• Data lines
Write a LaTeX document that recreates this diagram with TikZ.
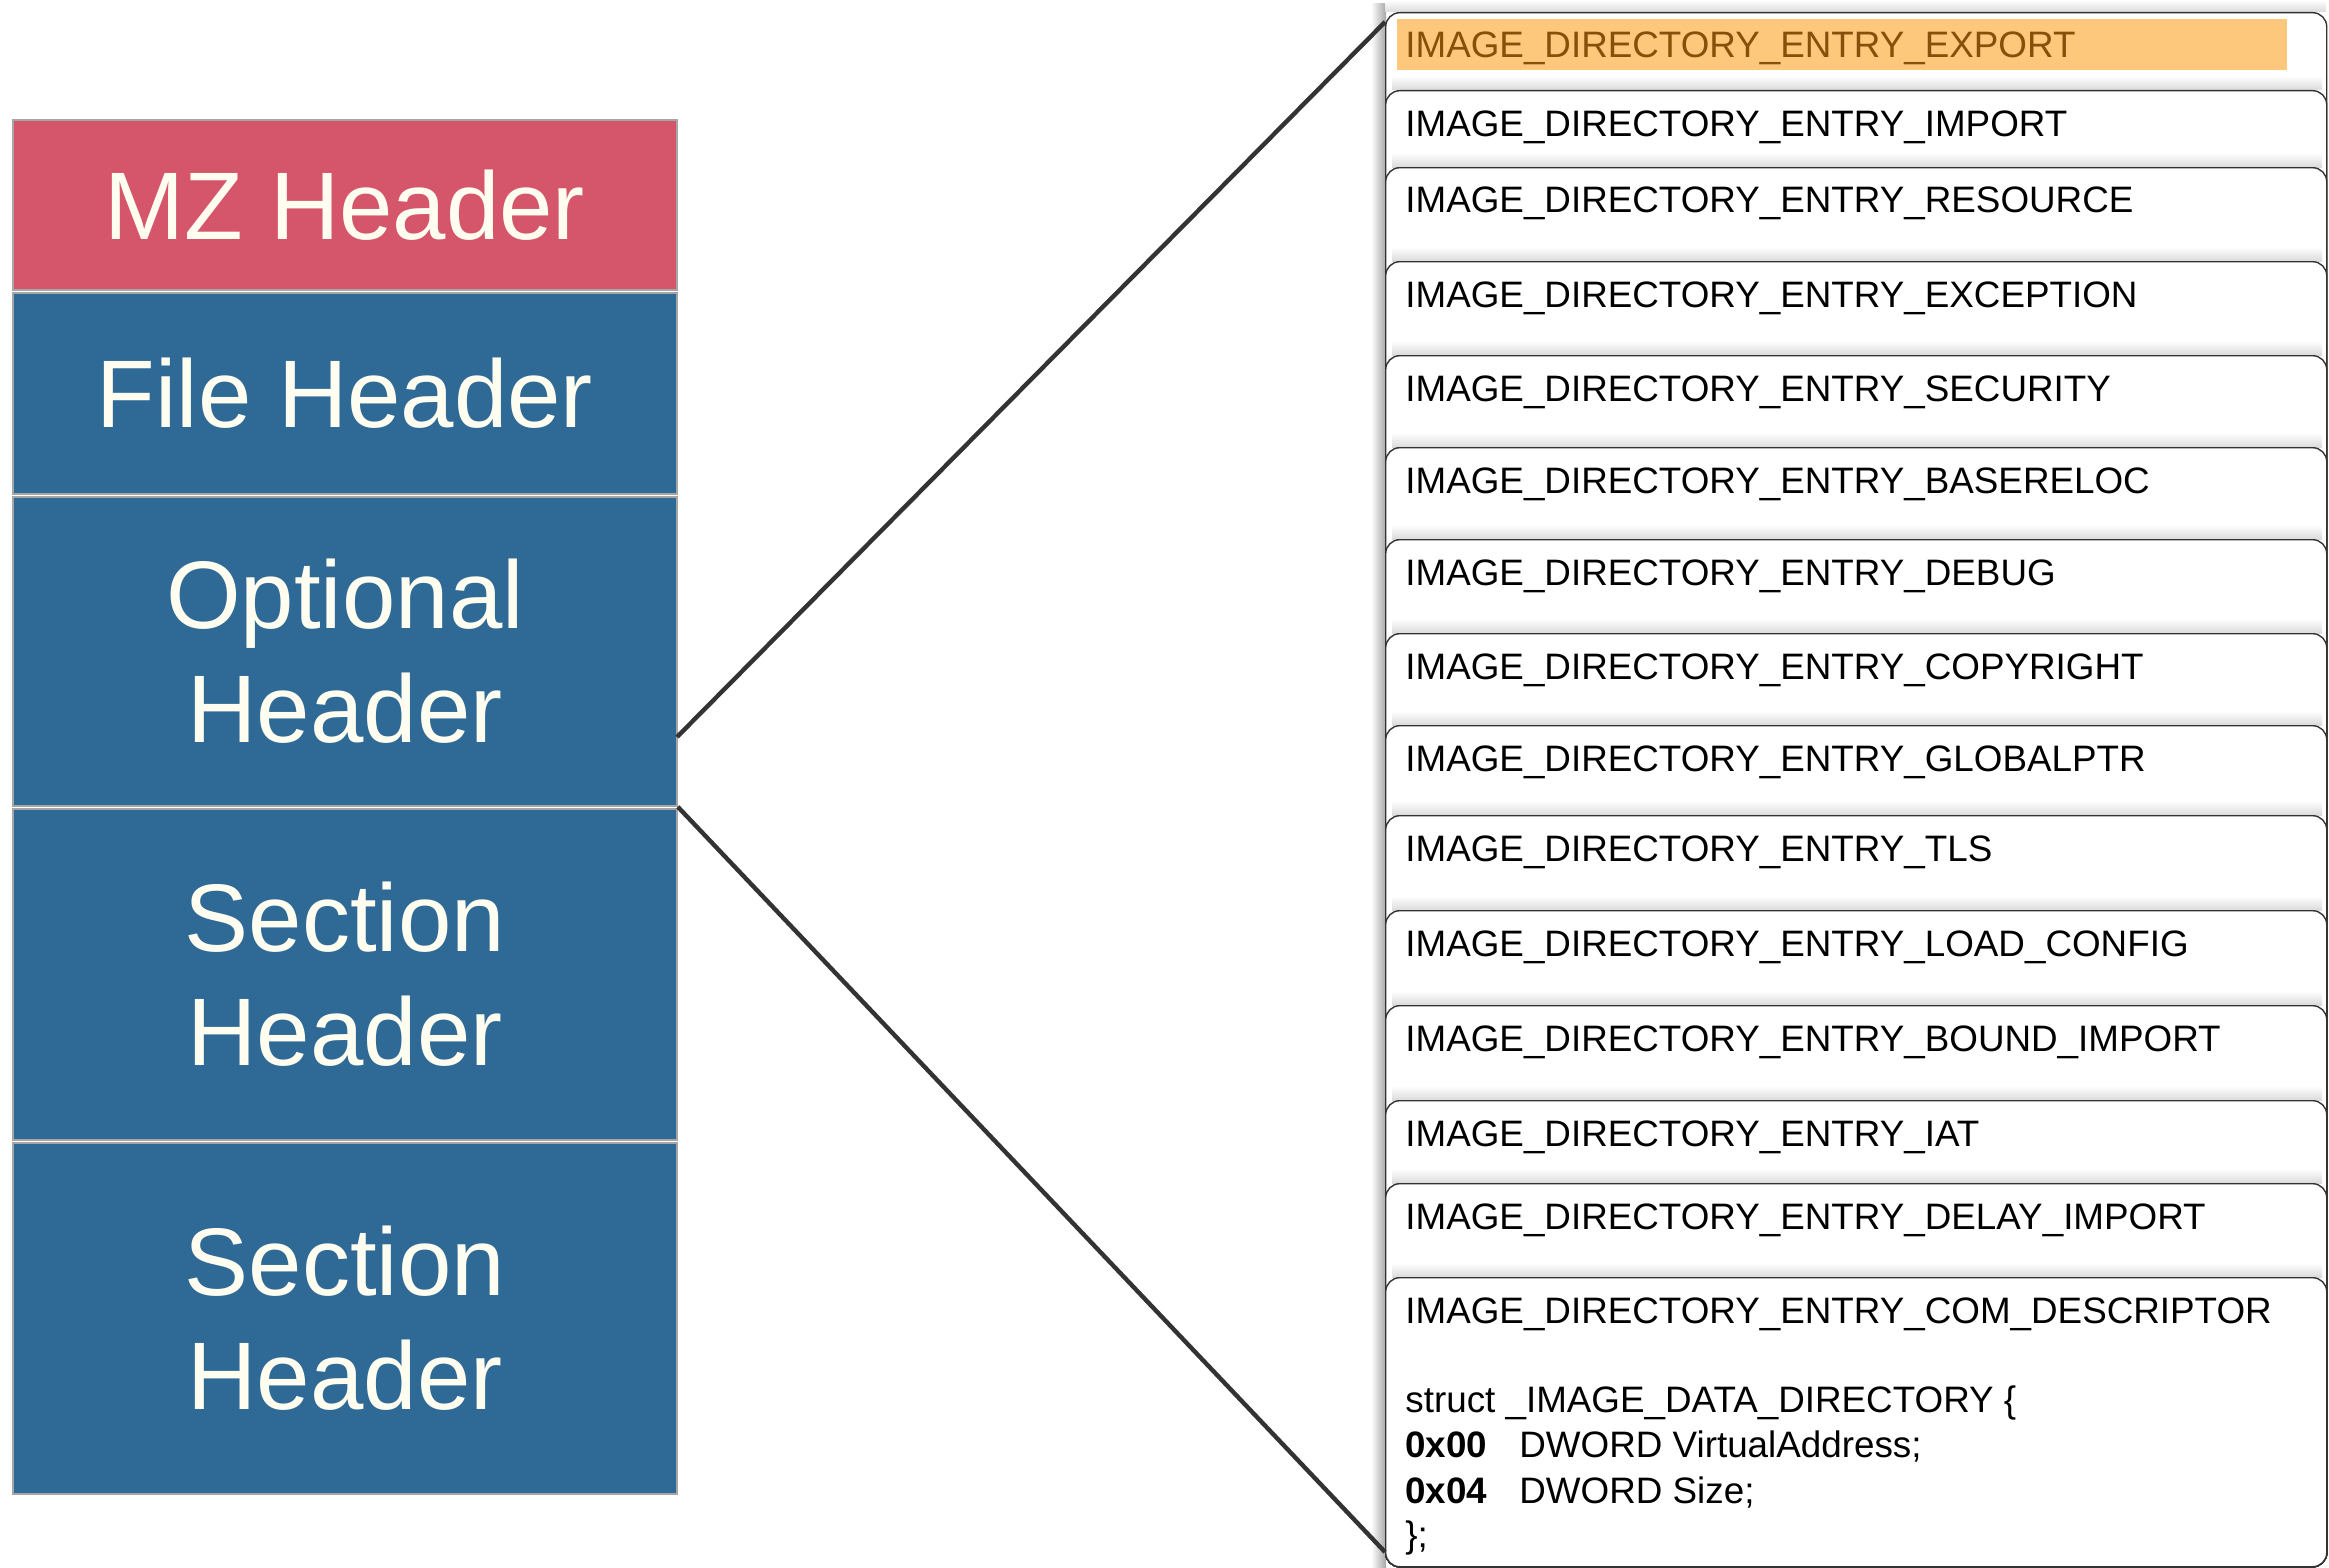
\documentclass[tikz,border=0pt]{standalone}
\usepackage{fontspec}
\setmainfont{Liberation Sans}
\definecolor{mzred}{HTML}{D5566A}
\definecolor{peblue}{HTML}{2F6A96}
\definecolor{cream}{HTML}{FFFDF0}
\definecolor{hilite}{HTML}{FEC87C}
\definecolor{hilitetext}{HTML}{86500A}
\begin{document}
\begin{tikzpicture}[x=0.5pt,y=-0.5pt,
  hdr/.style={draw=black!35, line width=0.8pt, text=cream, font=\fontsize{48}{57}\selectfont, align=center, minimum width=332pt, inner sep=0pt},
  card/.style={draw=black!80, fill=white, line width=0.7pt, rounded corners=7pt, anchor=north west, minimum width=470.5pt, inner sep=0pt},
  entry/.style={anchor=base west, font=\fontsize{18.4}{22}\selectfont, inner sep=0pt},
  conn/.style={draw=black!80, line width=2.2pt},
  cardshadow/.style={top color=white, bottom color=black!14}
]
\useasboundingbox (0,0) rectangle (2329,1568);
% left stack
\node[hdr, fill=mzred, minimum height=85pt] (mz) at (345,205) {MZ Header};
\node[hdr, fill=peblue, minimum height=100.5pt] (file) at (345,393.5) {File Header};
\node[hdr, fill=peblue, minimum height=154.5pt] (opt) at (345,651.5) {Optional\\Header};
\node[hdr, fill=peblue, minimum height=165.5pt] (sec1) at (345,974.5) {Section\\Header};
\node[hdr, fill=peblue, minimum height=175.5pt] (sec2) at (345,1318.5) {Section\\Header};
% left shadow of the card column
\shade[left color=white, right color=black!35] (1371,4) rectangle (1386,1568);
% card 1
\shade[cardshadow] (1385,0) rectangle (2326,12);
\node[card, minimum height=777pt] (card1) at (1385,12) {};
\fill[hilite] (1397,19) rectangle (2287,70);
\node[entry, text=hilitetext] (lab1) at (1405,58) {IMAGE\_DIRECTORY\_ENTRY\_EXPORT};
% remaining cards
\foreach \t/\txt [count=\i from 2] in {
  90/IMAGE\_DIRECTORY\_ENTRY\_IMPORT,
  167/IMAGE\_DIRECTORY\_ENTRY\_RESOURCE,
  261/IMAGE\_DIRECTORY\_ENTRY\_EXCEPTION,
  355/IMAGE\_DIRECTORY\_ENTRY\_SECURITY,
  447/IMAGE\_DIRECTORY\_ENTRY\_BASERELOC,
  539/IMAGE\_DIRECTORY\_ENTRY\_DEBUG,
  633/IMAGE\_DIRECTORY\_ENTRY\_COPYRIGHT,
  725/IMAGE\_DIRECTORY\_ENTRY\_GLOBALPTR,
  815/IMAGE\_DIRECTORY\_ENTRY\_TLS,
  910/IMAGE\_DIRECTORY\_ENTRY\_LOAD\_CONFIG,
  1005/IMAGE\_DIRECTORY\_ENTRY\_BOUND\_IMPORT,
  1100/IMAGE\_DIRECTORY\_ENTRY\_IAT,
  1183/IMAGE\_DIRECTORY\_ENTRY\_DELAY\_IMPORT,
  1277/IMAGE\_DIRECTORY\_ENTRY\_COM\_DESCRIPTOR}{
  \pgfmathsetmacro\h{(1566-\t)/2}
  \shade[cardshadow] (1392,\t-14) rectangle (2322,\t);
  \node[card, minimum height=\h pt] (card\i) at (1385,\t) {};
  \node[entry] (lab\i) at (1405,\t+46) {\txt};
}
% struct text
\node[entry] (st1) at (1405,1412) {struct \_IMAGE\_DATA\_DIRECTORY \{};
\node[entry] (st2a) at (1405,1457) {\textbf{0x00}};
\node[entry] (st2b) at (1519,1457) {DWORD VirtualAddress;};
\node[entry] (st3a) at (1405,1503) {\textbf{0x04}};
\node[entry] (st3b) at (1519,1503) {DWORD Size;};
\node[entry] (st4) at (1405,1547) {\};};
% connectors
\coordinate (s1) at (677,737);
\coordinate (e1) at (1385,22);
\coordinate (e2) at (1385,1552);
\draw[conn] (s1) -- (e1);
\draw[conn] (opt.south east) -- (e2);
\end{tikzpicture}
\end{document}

--

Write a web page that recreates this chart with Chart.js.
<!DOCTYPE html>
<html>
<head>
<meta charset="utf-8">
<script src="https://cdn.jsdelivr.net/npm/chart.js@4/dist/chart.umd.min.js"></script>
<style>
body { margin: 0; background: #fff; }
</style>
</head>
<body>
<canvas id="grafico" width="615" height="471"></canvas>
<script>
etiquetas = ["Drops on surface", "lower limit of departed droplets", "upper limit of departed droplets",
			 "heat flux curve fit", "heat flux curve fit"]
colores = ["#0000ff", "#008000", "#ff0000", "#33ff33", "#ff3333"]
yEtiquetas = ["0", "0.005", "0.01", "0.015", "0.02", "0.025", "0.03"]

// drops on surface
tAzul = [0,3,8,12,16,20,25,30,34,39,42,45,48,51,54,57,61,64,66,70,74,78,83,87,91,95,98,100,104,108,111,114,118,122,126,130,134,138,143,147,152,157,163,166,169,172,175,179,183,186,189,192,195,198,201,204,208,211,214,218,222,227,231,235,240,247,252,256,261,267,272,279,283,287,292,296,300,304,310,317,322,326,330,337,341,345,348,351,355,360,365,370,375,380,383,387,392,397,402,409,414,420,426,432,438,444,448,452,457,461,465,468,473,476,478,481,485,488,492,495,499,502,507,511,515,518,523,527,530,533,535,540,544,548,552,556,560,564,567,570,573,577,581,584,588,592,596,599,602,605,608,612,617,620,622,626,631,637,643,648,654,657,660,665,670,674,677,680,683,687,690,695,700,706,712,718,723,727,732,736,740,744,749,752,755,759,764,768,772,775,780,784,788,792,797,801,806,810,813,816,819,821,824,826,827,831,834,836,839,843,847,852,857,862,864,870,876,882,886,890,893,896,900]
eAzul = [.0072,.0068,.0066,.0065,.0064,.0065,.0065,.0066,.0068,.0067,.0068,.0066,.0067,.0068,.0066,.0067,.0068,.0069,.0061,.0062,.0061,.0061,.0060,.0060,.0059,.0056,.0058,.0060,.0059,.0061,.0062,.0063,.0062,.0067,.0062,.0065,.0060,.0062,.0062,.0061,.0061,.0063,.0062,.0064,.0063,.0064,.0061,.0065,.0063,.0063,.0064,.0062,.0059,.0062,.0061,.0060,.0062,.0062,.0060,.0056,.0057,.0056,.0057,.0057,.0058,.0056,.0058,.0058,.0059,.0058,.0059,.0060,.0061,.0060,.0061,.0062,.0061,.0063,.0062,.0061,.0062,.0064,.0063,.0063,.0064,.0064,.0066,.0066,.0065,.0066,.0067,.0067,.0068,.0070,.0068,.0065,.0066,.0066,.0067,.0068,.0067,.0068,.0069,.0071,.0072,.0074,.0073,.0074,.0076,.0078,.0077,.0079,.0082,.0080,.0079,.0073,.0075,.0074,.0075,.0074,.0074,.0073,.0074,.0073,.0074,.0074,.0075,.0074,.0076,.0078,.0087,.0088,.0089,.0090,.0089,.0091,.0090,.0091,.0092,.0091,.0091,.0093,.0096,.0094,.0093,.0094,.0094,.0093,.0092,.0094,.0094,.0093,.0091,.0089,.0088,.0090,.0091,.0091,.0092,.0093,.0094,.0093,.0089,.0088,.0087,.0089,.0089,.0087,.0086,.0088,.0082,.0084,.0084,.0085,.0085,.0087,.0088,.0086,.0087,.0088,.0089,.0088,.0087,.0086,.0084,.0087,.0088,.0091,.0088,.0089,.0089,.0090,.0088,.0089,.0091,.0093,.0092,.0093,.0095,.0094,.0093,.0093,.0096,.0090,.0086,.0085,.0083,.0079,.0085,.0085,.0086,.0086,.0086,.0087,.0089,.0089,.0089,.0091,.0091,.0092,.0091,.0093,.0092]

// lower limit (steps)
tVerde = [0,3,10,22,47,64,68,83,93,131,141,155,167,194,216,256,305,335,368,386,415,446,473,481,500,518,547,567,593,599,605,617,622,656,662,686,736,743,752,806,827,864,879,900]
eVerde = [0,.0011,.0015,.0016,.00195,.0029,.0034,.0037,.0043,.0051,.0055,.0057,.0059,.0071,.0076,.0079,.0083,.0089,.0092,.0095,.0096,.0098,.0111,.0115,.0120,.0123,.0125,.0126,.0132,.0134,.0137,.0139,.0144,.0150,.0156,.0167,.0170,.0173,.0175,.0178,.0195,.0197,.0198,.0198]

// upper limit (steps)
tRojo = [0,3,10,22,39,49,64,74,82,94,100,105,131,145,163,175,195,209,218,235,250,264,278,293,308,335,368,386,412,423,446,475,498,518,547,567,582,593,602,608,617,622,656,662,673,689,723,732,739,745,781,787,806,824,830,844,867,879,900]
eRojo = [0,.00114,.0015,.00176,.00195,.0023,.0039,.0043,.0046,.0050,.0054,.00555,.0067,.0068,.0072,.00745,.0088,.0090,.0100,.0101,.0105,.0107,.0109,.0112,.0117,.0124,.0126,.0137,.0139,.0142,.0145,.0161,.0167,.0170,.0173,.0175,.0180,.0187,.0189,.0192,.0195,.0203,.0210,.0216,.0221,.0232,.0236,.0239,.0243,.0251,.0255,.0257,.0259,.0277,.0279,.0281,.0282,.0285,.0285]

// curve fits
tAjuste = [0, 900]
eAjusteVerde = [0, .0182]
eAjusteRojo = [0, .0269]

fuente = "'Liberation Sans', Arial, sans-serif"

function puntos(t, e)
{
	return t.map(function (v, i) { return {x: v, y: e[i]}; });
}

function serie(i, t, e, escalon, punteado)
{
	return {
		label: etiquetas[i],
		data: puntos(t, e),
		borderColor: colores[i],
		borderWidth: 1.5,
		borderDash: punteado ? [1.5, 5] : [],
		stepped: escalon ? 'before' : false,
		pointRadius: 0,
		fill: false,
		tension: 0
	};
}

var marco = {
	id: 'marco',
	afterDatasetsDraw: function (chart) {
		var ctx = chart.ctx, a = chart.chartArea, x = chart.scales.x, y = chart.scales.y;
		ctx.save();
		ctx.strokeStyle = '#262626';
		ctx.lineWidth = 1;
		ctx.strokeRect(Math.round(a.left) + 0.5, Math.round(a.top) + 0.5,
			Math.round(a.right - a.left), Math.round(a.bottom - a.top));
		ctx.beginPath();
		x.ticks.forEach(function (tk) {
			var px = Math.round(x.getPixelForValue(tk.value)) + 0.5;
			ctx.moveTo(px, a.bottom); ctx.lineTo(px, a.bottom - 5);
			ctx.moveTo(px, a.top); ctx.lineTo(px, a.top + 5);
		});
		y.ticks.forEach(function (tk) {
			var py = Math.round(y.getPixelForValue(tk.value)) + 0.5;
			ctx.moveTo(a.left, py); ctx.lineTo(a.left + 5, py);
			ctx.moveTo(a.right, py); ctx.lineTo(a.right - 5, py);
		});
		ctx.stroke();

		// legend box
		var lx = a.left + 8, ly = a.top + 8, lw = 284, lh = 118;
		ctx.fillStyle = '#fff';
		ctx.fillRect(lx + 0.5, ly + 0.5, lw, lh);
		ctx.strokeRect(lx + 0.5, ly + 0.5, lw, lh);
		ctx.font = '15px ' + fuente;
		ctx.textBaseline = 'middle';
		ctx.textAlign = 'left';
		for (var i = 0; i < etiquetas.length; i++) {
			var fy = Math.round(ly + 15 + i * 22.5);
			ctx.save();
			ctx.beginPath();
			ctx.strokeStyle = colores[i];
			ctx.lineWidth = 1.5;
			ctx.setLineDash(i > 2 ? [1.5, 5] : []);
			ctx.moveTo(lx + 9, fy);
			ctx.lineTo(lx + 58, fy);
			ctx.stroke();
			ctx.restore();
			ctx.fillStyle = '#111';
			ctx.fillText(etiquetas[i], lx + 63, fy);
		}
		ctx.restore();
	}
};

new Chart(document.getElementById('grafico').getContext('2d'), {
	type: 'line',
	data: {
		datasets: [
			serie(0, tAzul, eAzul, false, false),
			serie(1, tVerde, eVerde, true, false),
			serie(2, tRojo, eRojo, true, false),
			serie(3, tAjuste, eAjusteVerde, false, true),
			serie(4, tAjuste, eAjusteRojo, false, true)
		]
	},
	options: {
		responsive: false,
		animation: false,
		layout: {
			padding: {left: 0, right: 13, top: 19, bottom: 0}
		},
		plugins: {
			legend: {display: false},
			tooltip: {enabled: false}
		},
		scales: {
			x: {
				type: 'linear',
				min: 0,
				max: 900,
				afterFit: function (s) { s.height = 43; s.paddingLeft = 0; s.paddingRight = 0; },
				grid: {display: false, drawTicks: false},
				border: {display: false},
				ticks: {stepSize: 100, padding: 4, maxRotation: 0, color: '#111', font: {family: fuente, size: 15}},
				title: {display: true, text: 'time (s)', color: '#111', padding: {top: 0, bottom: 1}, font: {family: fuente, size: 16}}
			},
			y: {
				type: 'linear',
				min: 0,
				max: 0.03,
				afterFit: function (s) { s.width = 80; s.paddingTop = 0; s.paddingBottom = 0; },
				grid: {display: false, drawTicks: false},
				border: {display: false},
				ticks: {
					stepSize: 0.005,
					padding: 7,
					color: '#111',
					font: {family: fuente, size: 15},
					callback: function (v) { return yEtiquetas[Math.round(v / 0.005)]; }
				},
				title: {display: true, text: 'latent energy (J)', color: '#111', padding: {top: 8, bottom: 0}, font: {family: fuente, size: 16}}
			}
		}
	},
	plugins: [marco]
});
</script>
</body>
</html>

• Problem to work on
Whenever "with" turns up in a line, pick that line out.

• Solution to this task
Write a LaTeX document that recreates this diagram with TikZ.
Write a web page that recreates this chart with Chart.js.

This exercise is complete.